At Kentucky Truck Plant (KTP), you will find Sam Fleming, a 37 year Ford employee, who has worked at both Louisville plants. Fleming’s work centers on finding any sources of water leaks and repairing them, moving the vehicles out as quickly as possible while also ensuring quality.
Years ago, Fleming first developed a tool that tests door locks, a tool that is still in use today at KTP.
With a previous engine model, Fleming found a power steering failure due to the line not being seated correctly. To correct the issue with the line, the entire front end of the vehicle had to be dismantled, which was a 4 hour process.
“Moving vehicles is so important to everyone here,” said Fleming. “I just created a tool that helped me do that quicker.”
Fleming’s solution was a custom molded metal tool that allowed him to reach down, pull the power steering line up and seat it correctly.
Now working in Water Repair, Fleming is applying his knowledge of truck building, his time at Ford, and his creativity to create tools that allow him to do his job better and faster.
Most recently, Fleming encountered an issue with a rear window leak in the Expedition and Navigator units. The repair of the leak previously required disassembling the window and removing it. Fleming created a clamping tool where he could easily slide it under the headliner, properly seal the glass flush against the frame, and the leak was repaired all without any damage to the headliner or glass. The process to repair this leak prior to Fleming creating the tool, was estimated to take approximately 3 hours, but has now been reduced to seconds.

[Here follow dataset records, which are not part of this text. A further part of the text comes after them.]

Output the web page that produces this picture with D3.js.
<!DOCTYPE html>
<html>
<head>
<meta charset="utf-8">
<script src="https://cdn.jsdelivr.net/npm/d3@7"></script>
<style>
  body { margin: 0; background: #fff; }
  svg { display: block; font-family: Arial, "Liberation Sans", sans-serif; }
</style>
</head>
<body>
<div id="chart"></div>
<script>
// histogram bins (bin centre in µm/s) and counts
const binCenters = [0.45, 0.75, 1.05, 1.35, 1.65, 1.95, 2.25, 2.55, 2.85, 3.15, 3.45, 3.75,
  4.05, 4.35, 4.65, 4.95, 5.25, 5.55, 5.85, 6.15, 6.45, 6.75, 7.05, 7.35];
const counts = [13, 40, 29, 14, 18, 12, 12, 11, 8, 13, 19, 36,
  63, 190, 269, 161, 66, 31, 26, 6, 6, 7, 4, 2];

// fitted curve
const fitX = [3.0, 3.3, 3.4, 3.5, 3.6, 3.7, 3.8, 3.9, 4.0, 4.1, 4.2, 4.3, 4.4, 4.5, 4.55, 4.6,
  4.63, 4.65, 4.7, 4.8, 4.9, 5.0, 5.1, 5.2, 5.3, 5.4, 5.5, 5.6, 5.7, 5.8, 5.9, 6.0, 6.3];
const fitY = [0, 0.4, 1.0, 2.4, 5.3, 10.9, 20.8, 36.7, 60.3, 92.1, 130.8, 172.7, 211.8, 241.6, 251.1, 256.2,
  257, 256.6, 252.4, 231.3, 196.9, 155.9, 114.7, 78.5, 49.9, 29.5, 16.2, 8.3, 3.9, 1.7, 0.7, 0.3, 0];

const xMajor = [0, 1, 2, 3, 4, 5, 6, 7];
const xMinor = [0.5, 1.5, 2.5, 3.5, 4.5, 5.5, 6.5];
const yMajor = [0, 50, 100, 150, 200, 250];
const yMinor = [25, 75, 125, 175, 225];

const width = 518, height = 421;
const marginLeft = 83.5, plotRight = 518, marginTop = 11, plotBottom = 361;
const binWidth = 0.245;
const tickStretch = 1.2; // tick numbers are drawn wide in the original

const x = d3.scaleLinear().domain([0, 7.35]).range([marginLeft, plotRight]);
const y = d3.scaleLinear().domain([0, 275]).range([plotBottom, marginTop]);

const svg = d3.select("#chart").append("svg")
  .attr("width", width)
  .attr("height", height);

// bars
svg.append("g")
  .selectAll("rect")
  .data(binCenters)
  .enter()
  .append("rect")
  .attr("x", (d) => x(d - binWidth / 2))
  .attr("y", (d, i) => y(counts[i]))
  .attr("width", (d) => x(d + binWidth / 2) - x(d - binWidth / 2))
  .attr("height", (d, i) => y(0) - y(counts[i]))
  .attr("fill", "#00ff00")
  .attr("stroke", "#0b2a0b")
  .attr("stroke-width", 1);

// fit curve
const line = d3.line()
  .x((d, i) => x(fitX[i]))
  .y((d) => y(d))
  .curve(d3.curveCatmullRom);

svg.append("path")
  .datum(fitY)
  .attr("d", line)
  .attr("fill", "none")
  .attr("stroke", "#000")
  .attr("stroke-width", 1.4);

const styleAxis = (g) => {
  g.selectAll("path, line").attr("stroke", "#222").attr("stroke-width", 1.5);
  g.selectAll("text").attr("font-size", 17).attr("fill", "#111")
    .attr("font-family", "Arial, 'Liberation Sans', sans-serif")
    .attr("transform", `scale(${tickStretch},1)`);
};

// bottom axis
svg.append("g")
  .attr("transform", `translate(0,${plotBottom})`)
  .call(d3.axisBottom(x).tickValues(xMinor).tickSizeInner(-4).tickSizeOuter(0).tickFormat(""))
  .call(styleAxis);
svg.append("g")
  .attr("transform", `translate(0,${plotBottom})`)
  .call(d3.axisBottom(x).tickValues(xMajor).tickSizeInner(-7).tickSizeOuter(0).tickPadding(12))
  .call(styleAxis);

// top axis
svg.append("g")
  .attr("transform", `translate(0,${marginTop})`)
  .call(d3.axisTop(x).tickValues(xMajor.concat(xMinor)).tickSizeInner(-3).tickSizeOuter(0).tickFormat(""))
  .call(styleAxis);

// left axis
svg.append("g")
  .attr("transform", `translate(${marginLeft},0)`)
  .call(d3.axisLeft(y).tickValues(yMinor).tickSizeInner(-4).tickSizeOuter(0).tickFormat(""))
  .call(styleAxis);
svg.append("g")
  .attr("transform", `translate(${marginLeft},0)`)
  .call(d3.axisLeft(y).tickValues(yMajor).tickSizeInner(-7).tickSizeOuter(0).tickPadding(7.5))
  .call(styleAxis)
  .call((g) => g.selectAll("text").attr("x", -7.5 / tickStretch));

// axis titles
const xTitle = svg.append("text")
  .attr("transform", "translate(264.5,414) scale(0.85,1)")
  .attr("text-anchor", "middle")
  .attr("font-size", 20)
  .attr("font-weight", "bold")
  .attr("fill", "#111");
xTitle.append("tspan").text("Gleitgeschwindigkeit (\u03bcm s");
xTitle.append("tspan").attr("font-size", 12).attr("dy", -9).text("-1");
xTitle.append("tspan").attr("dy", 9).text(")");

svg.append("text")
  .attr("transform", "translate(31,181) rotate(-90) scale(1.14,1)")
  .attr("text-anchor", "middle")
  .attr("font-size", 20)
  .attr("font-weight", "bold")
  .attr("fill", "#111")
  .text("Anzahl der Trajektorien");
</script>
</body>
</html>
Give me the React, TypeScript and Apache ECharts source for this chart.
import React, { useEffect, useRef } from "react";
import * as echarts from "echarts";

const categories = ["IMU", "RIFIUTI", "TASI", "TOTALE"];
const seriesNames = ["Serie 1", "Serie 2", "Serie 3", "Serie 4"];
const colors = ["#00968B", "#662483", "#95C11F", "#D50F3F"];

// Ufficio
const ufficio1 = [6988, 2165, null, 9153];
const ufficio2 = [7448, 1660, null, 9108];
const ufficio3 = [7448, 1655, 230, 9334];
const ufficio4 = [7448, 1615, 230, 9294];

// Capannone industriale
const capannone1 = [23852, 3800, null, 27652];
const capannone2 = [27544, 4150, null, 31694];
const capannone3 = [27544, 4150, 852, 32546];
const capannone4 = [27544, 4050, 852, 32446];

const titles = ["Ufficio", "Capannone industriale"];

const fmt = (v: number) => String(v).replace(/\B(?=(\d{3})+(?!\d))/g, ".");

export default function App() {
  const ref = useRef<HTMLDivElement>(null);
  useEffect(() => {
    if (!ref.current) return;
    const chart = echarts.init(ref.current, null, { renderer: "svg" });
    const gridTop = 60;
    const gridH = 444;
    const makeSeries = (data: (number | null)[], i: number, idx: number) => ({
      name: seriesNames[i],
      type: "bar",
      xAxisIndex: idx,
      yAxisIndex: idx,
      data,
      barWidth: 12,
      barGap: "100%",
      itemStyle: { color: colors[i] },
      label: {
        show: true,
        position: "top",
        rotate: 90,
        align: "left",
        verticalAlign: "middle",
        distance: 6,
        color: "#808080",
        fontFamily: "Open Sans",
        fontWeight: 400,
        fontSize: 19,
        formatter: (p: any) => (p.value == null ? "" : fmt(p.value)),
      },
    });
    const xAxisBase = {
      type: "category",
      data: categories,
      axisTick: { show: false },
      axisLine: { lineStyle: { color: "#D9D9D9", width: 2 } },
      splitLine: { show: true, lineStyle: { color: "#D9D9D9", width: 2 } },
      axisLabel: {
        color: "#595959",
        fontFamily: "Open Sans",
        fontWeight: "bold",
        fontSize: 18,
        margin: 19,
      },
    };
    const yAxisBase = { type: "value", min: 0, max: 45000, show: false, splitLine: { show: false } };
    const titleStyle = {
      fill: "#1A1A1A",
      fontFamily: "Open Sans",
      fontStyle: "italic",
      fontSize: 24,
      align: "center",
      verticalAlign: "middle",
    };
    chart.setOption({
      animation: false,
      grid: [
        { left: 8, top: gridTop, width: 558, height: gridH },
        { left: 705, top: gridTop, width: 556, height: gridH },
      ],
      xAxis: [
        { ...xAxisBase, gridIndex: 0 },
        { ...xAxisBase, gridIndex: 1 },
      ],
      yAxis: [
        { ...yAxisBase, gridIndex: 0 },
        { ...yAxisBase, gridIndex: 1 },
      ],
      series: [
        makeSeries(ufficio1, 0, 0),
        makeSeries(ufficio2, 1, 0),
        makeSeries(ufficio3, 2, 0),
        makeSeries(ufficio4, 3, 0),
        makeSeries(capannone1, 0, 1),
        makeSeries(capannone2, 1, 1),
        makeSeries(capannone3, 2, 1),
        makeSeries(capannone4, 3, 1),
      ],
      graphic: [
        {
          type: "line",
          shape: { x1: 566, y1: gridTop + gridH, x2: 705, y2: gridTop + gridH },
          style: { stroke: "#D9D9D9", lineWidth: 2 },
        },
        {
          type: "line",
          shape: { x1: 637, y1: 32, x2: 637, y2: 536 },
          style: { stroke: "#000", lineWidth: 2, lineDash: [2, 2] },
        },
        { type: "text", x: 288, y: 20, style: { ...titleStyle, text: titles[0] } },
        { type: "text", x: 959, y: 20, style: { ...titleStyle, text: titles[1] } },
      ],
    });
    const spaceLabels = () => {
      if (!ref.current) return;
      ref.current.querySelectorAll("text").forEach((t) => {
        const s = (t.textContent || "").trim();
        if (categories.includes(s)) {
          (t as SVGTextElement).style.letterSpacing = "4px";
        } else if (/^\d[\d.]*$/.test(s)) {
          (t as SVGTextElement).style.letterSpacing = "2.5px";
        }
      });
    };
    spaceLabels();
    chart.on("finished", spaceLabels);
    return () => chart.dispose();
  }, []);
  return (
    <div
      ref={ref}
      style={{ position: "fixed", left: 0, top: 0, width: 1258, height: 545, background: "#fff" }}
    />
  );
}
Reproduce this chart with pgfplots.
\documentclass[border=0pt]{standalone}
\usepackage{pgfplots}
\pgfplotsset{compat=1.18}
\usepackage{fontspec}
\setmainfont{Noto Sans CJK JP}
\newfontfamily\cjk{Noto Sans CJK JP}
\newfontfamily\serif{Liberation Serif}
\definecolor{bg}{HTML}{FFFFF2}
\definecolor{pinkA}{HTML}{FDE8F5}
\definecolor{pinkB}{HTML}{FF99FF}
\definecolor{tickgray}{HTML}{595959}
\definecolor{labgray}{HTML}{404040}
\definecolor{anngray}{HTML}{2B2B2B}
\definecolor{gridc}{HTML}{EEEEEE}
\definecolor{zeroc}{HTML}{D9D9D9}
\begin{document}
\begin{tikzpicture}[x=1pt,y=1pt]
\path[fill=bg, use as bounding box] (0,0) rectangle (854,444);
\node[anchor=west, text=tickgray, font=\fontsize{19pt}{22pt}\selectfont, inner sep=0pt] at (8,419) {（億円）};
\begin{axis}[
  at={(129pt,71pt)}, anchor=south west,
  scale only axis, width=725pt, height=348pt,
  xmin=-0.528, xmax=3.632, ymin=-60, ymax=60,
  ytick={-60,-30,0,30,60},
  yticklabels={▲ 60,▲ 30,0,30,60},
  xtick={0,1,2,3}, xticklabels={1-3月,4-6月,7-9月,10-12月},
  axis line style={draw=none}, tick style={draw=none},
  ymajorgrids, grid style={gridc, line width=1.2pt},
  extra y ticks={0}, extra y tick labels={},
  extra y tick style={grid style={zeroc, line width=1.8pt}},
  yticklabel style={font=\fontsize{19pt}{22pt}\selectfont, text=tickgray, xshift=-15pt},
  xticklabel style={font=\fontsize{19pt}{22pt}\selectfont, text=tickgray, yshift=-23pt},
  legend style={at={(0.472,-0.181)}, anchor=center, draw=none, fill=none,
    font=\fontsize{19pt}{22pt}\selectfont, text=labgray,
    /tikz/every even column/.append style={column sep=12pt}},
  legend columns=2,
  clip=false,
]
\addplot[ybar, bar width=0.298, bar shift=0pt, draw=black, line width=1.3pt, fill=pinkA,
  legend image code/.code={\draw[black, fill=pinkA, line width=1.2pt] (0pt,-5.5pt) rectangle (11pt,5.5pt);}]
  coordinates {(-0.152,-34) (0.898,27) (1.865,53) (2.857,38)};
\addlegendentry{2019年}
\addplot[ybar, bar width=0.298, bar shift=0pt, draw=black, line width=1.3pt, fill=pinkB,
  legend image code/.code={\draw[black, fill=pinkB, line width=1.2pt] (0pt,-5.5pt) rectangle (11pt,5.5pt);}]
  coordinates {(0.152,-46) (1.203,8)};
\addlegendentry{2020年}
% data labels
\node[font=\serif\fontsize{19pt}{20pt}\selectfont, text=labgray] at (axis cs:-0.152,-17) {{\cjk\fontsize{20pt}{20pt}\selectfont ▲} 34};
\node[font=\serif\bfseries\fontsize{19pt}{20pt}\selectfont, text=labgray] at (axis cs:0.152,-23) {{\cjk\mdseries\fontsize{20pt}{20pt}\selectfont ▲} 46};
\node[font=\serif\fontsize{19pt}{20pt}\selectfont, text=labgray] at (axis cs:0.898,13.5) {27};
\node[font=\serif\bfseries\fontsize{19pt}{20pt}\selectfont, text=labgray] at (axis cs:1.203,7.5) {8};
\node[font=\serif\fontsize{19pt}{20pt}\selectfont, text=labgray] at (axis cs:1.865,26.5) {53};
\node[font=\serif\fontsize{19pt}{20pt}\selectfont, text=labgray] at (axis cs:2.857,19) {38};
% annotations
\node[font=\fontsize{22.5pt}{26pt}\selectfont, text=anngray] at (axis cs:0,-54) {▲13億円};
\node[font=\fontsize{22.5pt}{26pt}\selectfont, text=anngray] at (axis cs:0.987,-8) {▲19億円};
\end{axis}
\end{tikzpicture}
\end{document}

With regards to the Super Duty trucks, Fleming would occasionally run into an issue with the air extractors and the rubber seal around them. Should the rubber seal not seat properly, it would cause a water leak in the vehicle interior and to repair this, the entire bed of the truck would have to be removed. More times than not, the air extractor would also be replaced entirely. Realizing how the air extractors were installed, Fleming created a tool that would allow him to apply heat to the extractor which would seat it correctly against the back of the cab, fixing the water leak. A repair process that previously required 20 – 30 minutes was reduced to seconds. And as with the previous issue, no parts were damaged, and in many cases, the original part was still able to be used.
Fleming has more tricks up his sleeve, including several tools that he has modified and used to help him through the course of the day to do his job faster and most importantly, not damage any of the vehicles.
All of the tools that Fleming created were a direct result of the constant troubleshooting and problem solving work he handles on a daily basis. Under his own initiative and creativity, Fleming developed these tools at his home on his personal time, testing them and improving them until they were ready to be implemented into his daily routine.
Having such a positive impact on areas such as cost, quality, and delivery, it was this constant innovation and creativity which resulted in Fleming’s recognition in the July Vehicle Quality Review (VQR) by John Savona, Director of Manufacturing.
The issues that Fleming runs into are constantly documented and evaluated, so that the process can be reviewed and improved, resulting in a higher quality product.
“I just really enjoy fixing the issues I run into as quickly as possible,” said Fleming. “I love what I do!”